There's always a coffee war brewing somewhere. The latest one has small, neighbourhood espresso shops kicking grinds in the face of Starbucks, the grande operator of the indie coffee business.

Apparently, independent designer coffee shops – 25 new ones opened in Toronto this year – are stealing coffee drinkers from Starbucks faster than you can say "fratta-latte," so the Seattle-based corporation is fighting back. And it's using the independents' playbook as its guide.

Earlier this year, Starbucks opened up a shop in the Capitol Hill neighbourhood of Seattle. However, the new Starbucks wasn't called Starbucks.

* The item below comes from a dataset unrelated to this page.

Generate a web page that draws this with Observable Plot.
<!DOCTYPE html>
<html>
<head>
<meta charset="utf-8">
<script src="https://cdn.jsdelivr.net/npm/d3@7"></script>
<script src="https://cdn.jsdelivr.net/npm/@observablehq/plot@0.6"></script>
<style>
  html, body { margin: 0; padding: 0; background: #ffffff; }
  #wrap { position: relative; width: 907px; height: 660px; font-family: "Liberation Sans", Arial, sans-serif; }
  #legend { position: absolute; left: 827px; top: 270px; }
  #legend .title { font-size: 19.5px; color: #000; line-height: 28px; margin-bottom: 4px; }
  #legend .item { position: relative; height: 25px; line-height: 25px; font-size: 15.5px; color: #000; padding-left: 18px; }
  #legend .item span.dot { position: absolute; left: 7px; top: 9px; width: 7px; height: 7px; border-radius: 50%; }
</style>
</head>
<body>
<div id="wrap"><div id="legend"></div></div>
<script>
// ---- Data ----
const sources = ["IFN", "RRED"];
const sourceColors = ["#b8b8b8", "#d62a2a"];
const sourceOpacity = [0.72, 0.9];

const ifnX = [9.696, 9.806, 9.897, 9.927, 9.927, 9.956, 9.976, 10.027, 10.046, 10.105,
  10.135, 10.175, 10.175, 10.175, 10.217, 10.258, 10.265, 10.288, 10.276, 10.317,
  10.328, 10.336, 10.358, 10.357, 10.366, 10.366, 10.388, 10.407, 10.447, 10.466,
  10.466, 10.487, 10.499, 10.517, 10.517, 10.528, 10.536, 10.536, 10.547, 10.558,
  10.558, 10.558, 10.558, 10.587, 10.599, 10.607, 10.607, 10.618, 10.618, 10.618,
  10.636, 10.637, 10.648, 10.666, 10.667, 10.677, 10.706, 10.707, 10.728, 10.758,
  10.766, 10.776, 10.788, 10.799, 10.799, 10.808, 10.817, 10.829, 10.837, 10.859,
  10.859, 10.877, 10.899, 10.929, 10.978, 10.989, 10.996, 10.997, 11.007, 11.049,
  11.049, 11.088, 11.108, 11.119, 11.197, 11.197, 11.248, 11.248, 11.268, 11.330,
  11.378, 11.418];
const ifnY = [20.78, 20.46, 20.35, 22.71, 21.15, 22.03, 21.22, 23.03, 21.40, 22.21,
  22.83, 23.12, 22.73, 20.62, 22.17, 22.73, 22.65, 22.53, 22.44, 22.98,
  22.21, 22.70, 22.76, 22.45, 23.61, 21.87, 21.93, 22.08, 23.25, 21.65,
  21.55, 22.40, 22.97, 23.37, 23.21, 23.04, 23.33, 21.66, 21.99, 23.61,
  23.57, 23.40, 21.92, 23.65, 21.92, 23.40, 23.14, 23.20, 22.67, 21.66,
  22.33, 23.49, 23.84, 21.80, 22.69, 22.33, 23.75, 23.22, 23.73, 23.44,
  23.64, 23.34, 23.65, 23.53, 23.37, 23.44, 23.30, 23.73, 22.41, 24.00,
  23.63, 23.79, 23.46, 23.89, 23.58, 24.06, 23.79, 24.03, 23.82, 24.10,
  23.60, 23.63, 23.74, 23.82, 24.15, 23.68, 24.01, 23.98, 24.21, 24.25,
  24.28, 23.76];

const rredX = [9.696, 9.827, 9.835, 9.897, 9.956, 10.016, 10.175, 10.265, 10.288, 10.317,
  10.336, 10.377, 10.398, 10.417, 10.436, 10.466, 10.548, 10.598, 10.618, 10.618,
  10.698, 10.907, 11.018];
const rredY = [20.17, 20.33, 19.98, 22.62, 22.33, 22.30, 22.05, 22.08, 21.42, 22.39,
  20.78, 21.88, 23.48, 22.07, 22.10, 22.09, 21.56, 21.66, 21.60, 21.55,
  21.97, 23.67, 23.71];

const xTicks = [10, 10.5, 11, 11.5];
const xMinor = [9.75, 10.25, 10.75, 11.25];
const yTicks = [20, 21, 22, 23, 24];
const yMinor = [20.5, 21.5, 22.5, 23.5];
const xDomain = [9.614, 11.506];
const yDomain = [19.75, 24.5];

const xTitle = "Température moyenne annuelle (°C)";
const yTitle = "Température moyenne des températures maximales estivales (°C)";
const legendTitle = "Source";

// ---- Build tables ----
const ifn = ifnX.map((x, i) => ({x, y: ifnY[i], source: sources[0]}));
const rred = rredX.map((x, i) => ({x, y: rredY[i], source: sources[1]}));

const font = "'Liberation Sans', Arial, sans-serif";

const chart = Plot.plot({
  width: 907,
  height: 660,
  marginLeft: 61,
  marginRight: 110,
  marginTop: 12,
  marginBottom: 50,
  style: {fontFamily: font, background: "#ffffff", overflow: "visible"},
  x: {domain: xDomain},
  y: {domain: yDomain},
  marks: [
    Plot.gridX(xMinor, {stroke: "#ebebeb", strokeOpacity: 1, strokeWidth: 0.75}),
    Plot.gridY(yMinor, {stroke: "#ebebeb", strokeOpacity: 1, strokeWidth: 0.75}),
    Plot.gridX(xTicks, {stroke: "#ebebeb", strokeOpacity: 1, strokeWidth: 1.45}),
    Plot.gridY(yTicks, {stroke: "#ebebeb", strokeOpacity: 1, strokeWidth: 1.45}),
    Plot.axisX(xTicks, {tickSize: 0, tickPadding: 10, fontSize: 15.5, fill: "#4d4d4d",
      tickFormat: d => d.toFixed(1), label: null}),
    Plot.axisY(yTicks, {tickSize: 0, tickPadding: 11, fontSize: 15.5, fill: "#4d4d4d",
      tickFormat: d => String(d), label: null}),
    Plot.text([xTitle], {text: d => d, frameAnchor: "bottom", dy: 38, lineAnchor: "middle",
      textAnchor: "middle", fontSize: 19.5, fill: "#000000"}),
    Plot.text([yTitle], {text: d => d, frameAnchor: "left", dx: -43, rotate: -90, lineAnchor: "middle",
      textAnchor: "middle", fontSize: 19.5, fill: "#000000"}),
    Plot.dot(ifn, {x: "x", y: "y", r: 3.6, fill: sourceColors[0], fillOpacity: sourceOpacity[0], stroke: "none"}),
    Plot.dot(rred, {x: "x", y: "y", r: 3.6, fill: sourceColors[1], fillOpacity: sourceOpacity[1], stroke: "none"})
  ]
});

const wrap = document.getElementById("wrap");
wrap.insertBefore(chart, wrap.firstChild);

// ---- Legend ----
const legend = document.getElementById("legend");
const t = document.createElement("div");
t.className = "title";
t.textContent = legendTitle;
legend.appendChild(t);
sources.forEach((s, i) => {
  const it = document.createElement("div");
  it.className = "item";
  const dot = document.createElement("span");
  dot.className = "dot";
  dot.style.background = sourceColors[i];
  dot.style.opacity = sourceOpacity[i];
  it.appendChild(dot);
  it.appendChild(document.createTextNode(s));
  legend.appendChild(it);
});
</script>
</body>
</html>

The sign outside read: "15th Avenue Coffee and Tea" and in much smaller letters below were the words: "Inspired by Starbucks."

Now it appears more "Inspired by Starbucks" shops may pop up in neighbourhoods across the United States – not Canada, for the time being, though, according to Starbucks – as the coffee giant hopes to perk up enthusiasm among what could well be described as the anti-Starbucks crowd.

According to independent shop owner Stuart Ross, Starbucks has no one to blame but itself for the competition. 

Without the corporate coffee giant, the owner of Bull Dog Coffee at Granby and Church streets says a majority of coffee drinkers would likely never have been turned on to espresso-based drinks in the first place. 

"They (Starbucks) are the ones who told us, `Now is the time to drink Americanos, macchiatos,'" Ross says. 

"What they're good at is marketing, which paved the road for places like mine."

Starbucks Coffee Canada calls the company's new cafés "a celebration of each community's personality and culture," and "learning labs for us to incubate ideas and evaluate various concepts."

Starbucks says the new locations have been received with community enthusiasm, but a number of Seattle's independent café owners weren't so sanguine.

A week before the opening of 15th Avenue Coffee and Tea, the Seattle Times reported that owners of at least two independent shops, Seattle Coffee Works and Victrola Coffee Roasters, spotted Starbucks' employees on research trips lingering in their stores. 

"They spent the last 12 months in our store up on 15th (Ave.) with these obnoxious folders that said, `Observation' written on them," said one independent owner.